The 6 mo visa is approx 11,500 php including the ACR card at 2,100 php. If you do 2 mo extensions after your 1st 59 days it would cost 14,270 php with the same ACR card fee. Plus you have to travel to a BI office 3 times versus once. I know of no additional restrictions on the 6 mo visa except that you can only get it twice and must not extend beyond your 16th month in country. 

Chuck


----------



## Asian Spirit (Mar 1, 2010)

fmartin_gila said:


> Very good post and words to live by - this also applies to the private sector along with the Governmental departments.
> 
> Fred


Sure does. In government, stores, restaurants, and just people on the street. They will give you false info rather than admit there is something they don't know..


----------



## DonAndAbby (Jan 7, 2013)

bidrod said:


> The 6 mo visa is approx 11,500 php including the ACR card at 2,100 php. If you do 2 mo extensions after your 1st 59 days it would cost 14,270 php with the same ACR card fee. Plus you have to travel to a BI office 3 times versus once. I know of no additional restrictions on the 6 mo visa except that you can only get it twice and must not extend beyond your 16th month in country.
> 
> Chuck


I was able to get the 6 month visa 3 times. I'm not sure if the rules have changed.

Here are all my visa costs for my 36 month stay. My 6 month visas were not that high. The first two I did not have to get the ACR card fee because of the timing. On the last one, it was p9771 with the ACR card fee.


----------



## Guest (Aug 18, 2016)

bidrod said:


> The 6 mo visa is approx 11,500 php including the ACR card at 2,100 php. If you do 2 mo extensions after your 1st 59 days it would cost 14,270 php with the same ACR card fee. Plus you have to travel to a BI office 3 times versus once. I know of no additional restrictions on the 6 mo visa except that you can only get it twice and must not extend beyond your 16th month in country.
> 
> Chuck


Thanks for that info, but I'm still a bit confused. I appreciate the jpeg with your visa expenses. It may answer some of my questions but its difficult for me to read so I hope you don't mind me asking these questions for clarification.

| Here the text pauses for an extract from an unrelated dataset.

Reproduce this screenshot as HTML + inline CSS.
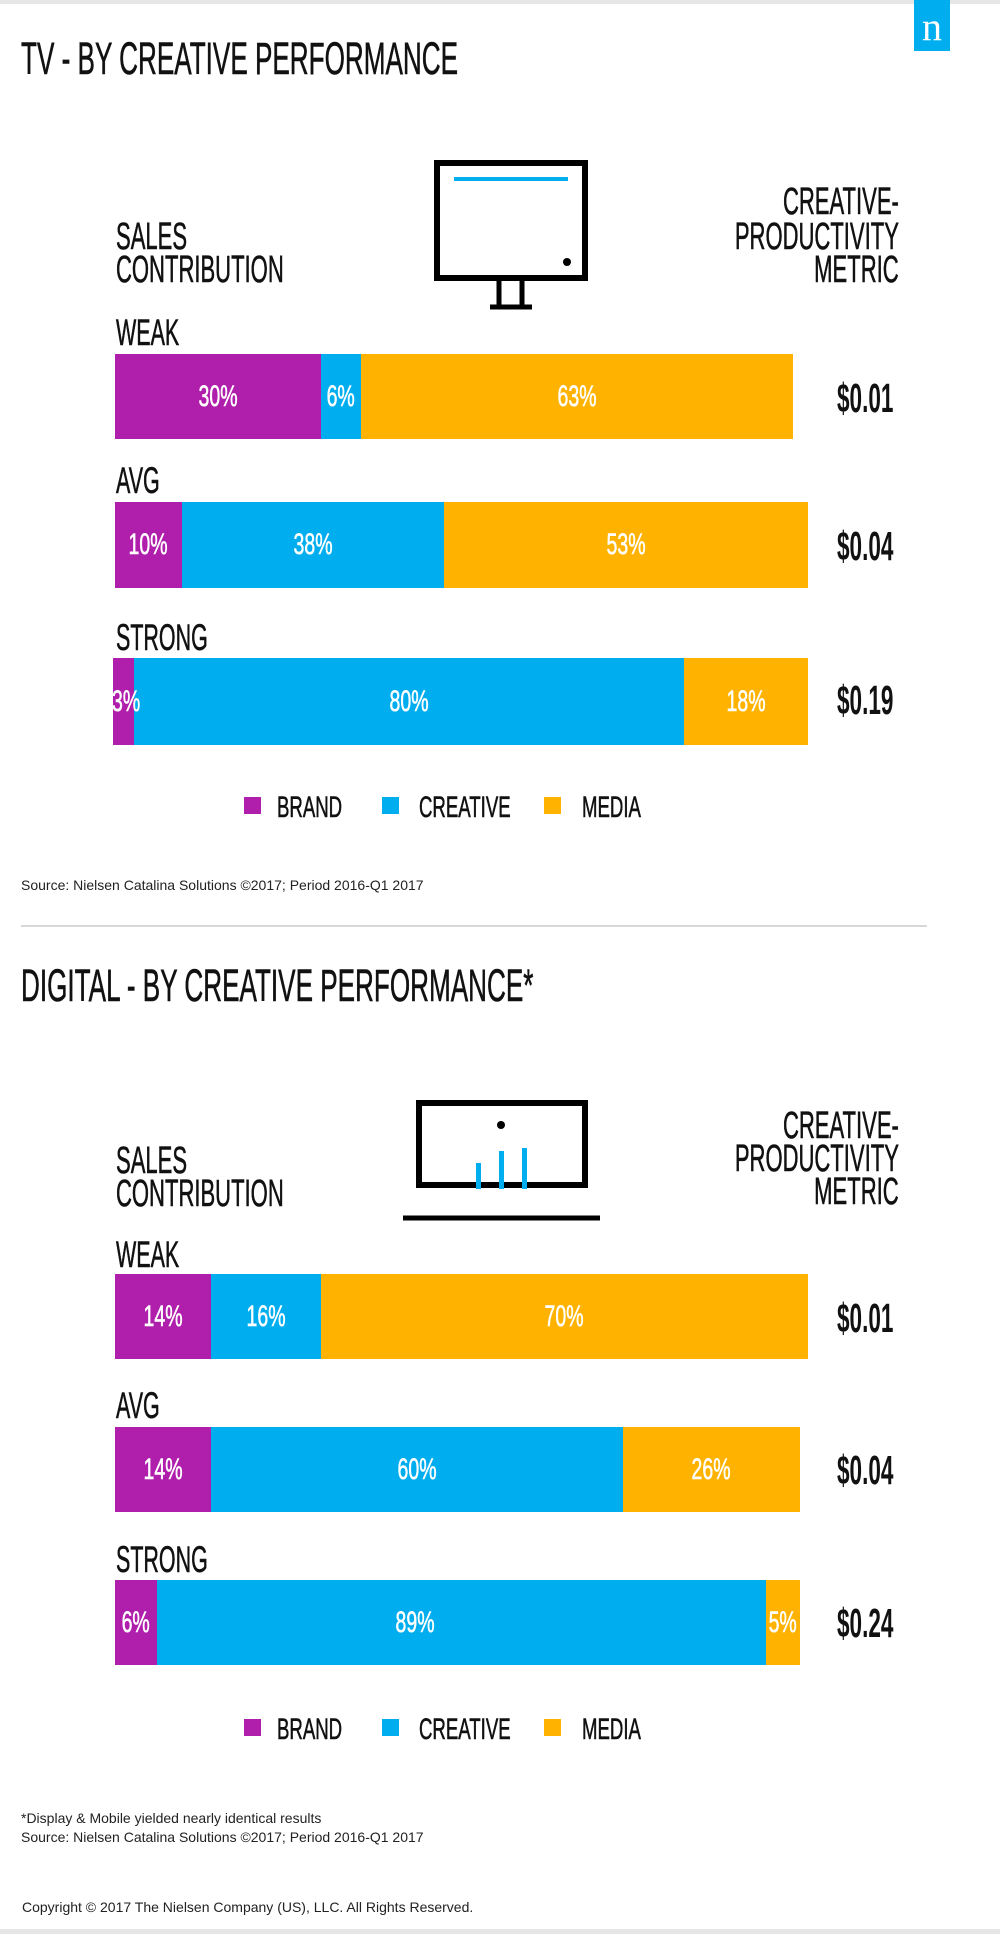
<!DOCTYPE html>
<html><head><meta charset="utf-8"><style>
body{margin:0;width:1000px;height:1934px;position:relative;background:#fff;overflow:hidden;font-family:"Liberation Sans",sans-serif;color:#111}
.t{position:absolute;line-height:1;white-space:nowrap;transform:scaleX(.58);transform-origin:left top;-webkit-text-stroke:0.6px #111}
.r{transform-origin:right top;text-align:right}
.bar{position:absolute;display:flex}
.bar div{height:100%;display:flex;align-items:center;justify-content:center;color:#fff;font-size:30px;overflow:visible;white-space:nowrap;min-width:0;flex-shrink:0}
.bar span{display:inline-block;transform:scaleX(.65);-webkit-text-stroke:0.6px #fff}
.p{background:#b01fac}.b{background:#00aeef}.y{background:#ffb300}
.h{font-size:45px}
.hd{font-size:38px}
.lb{font-size:37px}
.v{font-size:41px;font-weight:bold;transform:scaleX(.55);-webkit-text-stroke:0}
.lg{font-size:30px;transform:scaleX(.62)}
.sq{position:absolute;width:17px;height:17px}
.s{position:absolute;white-space:nowrap;line-height:1;font-size:14px;color:#222}
</style></head><body>
<div style="position:absolute;left:0;top:0;width:1000px;height:4px;background:#e6e6e6"></div>
<div style="position:absolute;left:914px;top:0;width:36px;height:51px;background:#00aeef;color:#fff;font-family:'Liberation Serif',serif;font-size:40px;line-height:54px;text-align:center">n</div>

<div class="t h" style="left:21px;top:36px">TV - BY CREATIVE PERFORMANCE</div>

<svg style="position:absolute;left:0;top:0" width="1000" height="900">
<rect x="437" y="163" width="148" height="115" fill="none" stroke="#000" stroke-width="6"/>
<rect x="454" y="177" width="114" height="4" fill="#00aeef"/>
<circle cx="567" cy="262" r="4" fill="#000"/>
<line x1="499" y1="281" x2="499" y2="305" stroke="#000" stroke-width="5"/>
<line x1="522" y1="281" x2="522" y2="305" stroke="#000" stroke-width="5"/>
<line x1="490" y1="307" x2="532" y2="307" stroke="#000" stroke-width="5"/>
</svg>

<div class="t hd" style="left:116px;top:218px">SALES</div>
<div class="t hd" style="left:116px;top:251px">CONTRIBUTION</div>
<div class="t hd r" style="right:101px;top:183px">CREATIVE-</div>
<div class="t hd r" style="right:101px;top:218px">PRODUCTIVITY</div>
<div class="t hd r" style="right:101px;top:251px">METRIC</div>

<div class="t lb" style="left:116px;top:314px">WEAK</div>
<div class="bar" style="left:115px;top:354px;width:678px;height:85px"><div class="p" style="width:206px"><span>30%</span></div><div class="b" style="width:40px"><span>6%</span></div><div class="y" style="width:432px"><span>63%</span></div></div>
<div class="t v" style="left:837px;top:378px">$0.01</div>

<div class="t lb" style="left:116px;top:462px">AVG</div>
<div class="bar" style="left:115px;top:502px;width:693px;height:86px"><div class="p" style="width:67px"><span>10%</span></div><div class="b" style="width:262px"><span>38%</span></div><div class="y" style="width:364px"><span>53%</span></div></div>
<div class="t v" style="left:837px;top:526px">$0.04</div>

<div class="t lb" style="left:116px;top:619px">STRONG</div>
<div class="bar" style="left:113px;top:658px;width:695px;height:87px"><div class="p" style="width:21px;justify-content:flex-start"><span style="transform-origin:left;margin-left:-1px">3%</span></div><div class="b" style="width:550px"><span>80%</span></div><div class="y" style="width:124px"><span>18%</span></div></div>
<div class="t v" style="left:837px;top:680px">$0.19</div>

<div class="sq p" style="left:244px;top:797px"></div><div class="t lg" style="left:277px;top:793px">BRAND</div>
<div class="sq b" style="left:382px;top:797px"></div><div class="t lg" style="left:419px;top:793px">CREATIVE</div>
<div class="sq y" style="left:544px;top:797px"></div><div class="t lg" style="left:582px;top:793px">MEDIA</div>

<div class="s" style="left:21px;top:878px">Source: Nielsen Catalina Solutions ©2017; Period 2016-Q1 2017</div>
<div style="position:absolute;left:21px;top:925px;width:906px;height:2px;background:#d8d8d8"></div>

<div class="t h" style="left:21px;top:963px">DIGITAL - BY CREATIVE PERFORMANCE*</div>

<svg style="position:absolute;left:0;top:1000px" width="1000" height="300">
<rect x="419" y="103" width="166" height="82" fill="none" stroke="#000" stroke-width="6"/>
<line x1="403" y1="218" x2="600" y2="218" stroke="#000" stroke-width="5"/>
<circle cx="501" cy="125" r="4" fill="#000"/>
<rect x="476" y="163" width="5" height="26" fill="#00aeef"/>
<rect x="499" y="151" width="5" height="38" fill="#00aeef"/>
<rect x="522" y="148" width="5" height="41" fill="#00aeef"/>
</svg>

<div class="t hd" style="left:116px;top:1142px">SALES</div>
<div class="t hd" style="left:116px;top:1175px">CONTRIBUTION</div>
<div class="t hd r" style="right:101px;top:1107px">CREATIVE-</div>
<div class="t hd r" style="right:101px;top:1140px">PRODUCTIVITY</div>
<div class="t hd r" style="right:101px;top:1173px">METRIC</div>

<div class="t lb" style="left:116px;top:1236px">WEAK</div>
<div class="bar" style="left:115px;top:1274px;width:693px;height:85px"><div class="p" style="width:96px"><span>14%</span></div><div class="b" style="width:110px"><span>16%</span></div><div class="y" style="width:487px"><span>70%</span></div></div>
<div class="t v" style="left:837px;top:1298px">$0.01</div>

<div class="t lb" style="left:116px;top:1387px">AVG</div>
<div class="bar" style="left:115px;top:1427px;width:685px;height:85px"><div class="p" style="width:96px"><span>14%</span></div><div class="b" style="width:412px"><span>60%</span></div><div class="y" style="width:177px"><span>26%</span></div></div>
<div class="t v" style="left:837px;top:1450px">$0.04</div>

<div class="t lb" style="left:116px;top:1541px">STRONG</div>
<div class="bar" style="left:115px;top:1580px;width:685px;height:85px"><div class="p" style="width:42px"><span>6%</span></div><div class="b" style="width:609px"><span style="margin-right:92px">89%</span></div><div class="y" style="width:34px"><span>5%</span></div></div>
<div class="t v" style="left:837px;top:1603px">$0.24</div>

<div class="sq p" style="left:244px;top:1719px"></div><div class="t lg" style="left:277px;top:1715px">BRAND</div>
<div class="sq b" style="left:382px;top:1719px"></div><div class="t lg" style="left:419px;top:1715px">CREATIVE</div>
<div class="sq y" style="left:544px;top:1719px"></div><div class="t lg" style="left:582px;top:1715px">MEDIA</div>

<div class="s" style="left:21px;top:1811px">*Display &amp; Mobile yielded nearly identical results</div>
<div class="s" style="left:21px;top:1830px">Source: Nielsen Catalina Solutions ©2017; Period 2016-Q1 2017</div>
<div class="s" style="left:22px;top:1900px">Copyright © 2017 The Nielsen Company (US), LLC. All Rights Reserved.</div>
<div style="position:absolute;left:0;top:1929px;width:1000px;height:5px;background:#e6e6e6"></div>
</body></html>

The BI website shows the cost of the ACR card as US $50, and the ACR fee as 500 php. In my previous comment I estimated that a 6 month extension would cost more than 3 2-month extensions, because I assumed that the cost of the ACR card is only a one-time expense, and that only the ACR fee is applied at each extension? (I know, I should never assume anything, especially concerning the PI)

The six month visa costs 11,500 php as both you and the BI site state.

But according to the BI site, the cost for three 2-month extensions is 11,100 php, if the ACR card (at today's rate is 2300 php) is included with all three extensions.

That site shows 900 php for the 2 month extension, $50 for ACR card, and 500 php ACR express fee. That comes to 3,700 php for each extension, and multiply that 3 times and you get 11,100 php. That's 400 php less than a 6 month extension, if my calculations are right. But perhaps the difference in our numbers is down to the exchange rate at different times.

Regarding your last comment that a 6-month can only be extended twice, if that's the case then 2-month extensions make more sense because the cost is about the same and they can be extended up to 36 months. 

When applying for visitor extensions, the BI website lists immigration offices around the country that can perform that service. There is a city with such an office, Calapan City, in the region where I will likely end up. I want to avoid, if possible, going to Manila, so are regional offices capable of approving those extensions?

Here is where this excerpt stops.